[To be done]: Below are the entries; count the lines in them that contain the word "chart" and give only the number.

[Task input]:
········
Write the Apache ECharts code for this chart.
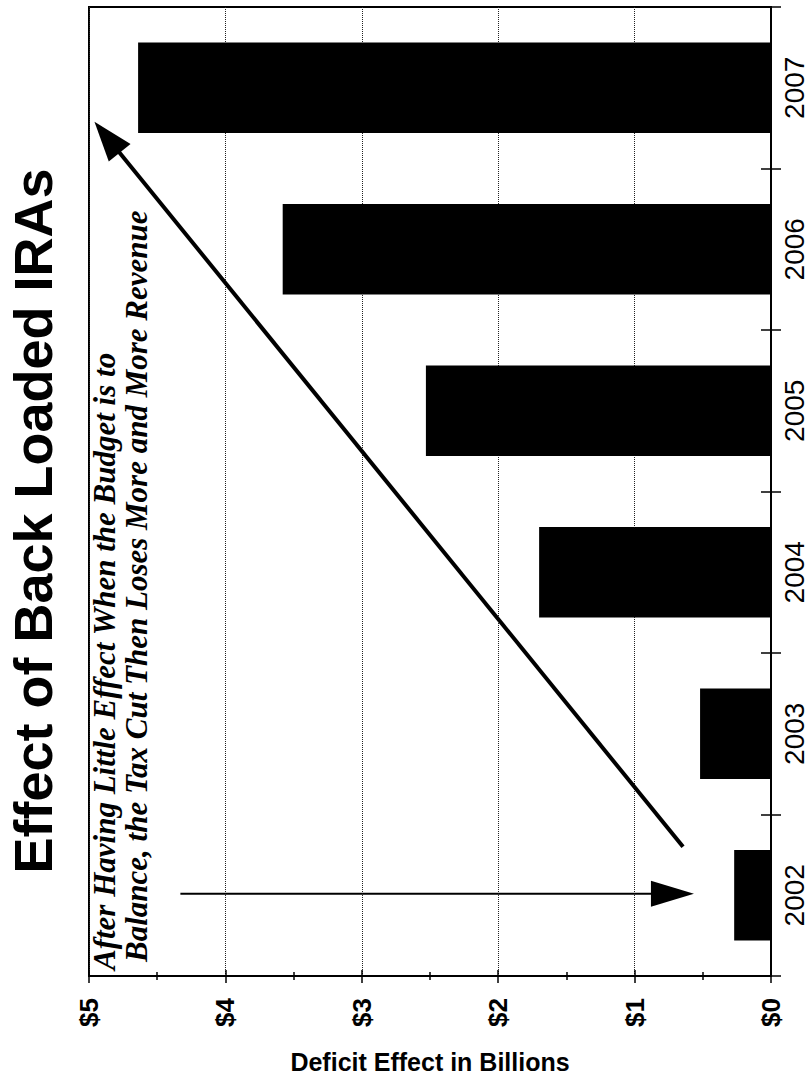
········
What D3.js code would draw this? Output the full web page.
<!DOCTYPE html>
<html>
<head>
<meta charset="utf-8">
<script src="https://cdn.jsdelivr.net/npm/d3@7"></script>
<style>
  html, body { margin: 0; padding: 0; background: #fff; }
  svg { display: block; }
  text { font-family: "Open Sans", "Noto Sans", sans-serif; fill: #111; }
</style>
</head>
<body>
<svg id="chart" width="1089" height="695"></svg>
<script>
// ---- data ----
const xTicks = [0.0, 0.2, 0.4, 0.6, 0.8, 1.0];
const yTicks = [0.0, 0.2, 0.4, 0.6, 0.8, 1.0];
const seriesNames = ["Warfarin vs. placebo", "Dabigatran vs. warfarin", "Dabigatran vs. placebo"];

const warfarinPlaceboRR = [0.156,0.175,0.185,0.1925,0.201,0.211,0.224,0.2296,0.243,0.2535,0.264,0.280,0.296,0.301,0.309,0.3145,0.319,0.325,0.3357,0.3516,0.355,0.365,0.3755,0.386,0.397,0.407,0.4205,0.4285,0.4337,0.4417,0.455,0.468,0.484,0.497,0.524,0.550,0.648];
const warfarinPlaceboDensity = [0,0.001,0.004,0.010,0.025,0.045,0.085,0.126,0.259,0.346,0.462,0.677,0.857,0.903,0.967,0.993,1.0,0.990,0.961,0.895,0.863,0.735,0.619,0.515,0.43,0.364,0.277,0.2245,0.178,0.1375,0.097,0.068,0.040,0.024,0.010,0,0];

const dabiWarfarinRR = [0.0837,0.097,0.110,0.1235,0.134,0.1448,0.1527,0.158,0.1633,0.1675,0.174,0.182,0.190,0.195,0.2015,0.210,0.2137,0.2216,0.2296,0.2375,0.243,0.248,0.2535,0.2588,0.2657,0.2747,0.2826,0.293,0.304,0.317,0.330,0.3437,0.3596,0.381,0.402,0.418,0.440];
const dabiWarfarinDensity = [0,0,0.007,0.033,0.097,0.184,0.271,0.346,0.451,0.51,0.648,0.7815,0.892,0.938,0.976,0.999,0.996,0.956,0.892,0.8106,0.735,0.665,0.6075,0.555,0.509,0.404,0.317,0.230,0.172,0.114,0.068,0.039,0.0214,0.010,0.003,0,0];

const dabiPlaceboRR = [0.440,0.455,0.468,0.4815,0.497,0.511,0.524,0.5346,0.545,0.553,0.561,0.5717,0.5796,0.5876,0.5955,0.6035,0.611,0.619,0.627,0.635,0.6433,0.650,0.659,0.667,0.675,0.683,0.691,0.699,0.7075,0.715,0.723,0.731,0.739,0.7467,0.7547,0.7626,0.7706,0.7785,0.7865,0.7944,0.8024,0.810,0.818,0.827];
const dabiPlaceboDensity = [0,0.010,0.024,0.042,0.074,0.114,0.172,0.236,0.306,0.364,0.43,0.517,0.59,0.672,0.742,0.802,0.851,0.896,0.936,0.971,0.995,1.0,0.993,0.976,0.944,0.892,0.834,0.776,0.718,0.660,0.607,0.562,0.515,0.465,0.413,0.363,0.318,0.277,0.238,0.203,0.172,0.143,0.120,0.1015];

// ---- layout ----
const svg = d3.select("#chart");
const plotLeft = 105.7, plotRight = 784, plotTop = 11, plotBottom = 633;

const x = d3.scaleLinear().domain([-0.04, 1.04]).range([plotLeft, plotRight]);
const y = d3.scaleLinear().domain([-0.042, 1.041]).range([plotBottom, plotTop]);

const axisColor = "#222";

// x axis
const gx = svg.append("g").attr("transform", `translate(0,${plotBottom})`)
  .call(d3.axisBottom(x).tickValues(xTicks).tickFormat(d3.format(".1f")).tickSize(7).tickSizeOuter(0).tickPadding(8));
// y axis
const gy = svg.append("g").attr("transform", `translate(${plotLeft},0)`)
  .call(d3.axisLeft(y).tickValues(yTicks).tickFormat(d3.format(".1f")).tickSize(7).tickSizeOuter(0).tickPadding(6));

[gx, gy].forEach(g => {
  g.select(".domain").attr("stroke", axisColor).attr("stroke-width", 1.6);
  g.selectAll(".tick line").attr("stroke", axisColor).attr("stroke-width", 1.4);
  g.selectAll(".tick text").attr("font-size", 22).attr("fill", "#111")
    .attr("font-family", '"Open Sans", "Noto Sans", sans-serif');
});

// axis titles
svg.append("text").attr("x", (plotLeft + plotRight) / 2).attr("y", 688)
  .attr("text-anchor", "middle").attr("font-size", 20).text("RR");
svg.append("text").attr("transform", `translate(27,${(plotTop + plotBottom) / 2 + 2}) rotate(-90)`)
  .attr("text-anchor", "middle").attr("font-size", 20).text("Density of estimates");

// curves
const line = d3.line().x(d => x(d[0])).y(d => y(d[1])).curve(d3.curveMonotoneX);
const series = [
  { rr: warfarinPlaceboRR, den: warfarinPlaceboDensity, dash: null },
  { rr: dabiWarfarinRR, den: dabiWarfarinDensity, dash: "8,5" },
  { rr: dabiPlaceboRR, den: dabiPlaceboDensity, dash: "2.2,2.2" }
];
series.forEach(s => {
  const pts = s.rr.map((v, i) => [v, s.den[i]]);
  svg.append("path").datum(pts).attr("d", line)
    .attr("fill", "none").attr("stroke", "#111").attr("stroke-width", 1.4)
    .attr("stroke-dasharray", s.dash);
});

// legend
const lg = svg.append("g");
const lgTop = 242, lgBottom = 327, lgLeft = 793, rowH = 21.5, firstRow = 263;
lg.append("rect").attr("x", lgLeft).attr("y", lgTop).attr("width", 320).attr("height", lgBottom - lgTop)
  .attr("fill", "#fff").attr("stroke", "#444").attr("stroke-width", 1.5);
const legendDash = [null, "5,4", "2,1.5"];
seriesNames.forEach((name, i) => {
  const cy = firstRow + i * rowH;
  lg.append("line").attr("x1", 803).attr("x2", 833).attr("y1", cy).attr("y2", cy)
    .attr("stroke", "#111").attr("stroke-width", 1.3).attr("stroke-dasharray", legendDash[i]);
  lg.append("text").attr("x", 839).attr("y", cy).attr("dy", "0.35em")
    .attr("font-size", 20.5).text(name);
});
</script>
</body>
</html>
········
[Exercise solution]: 3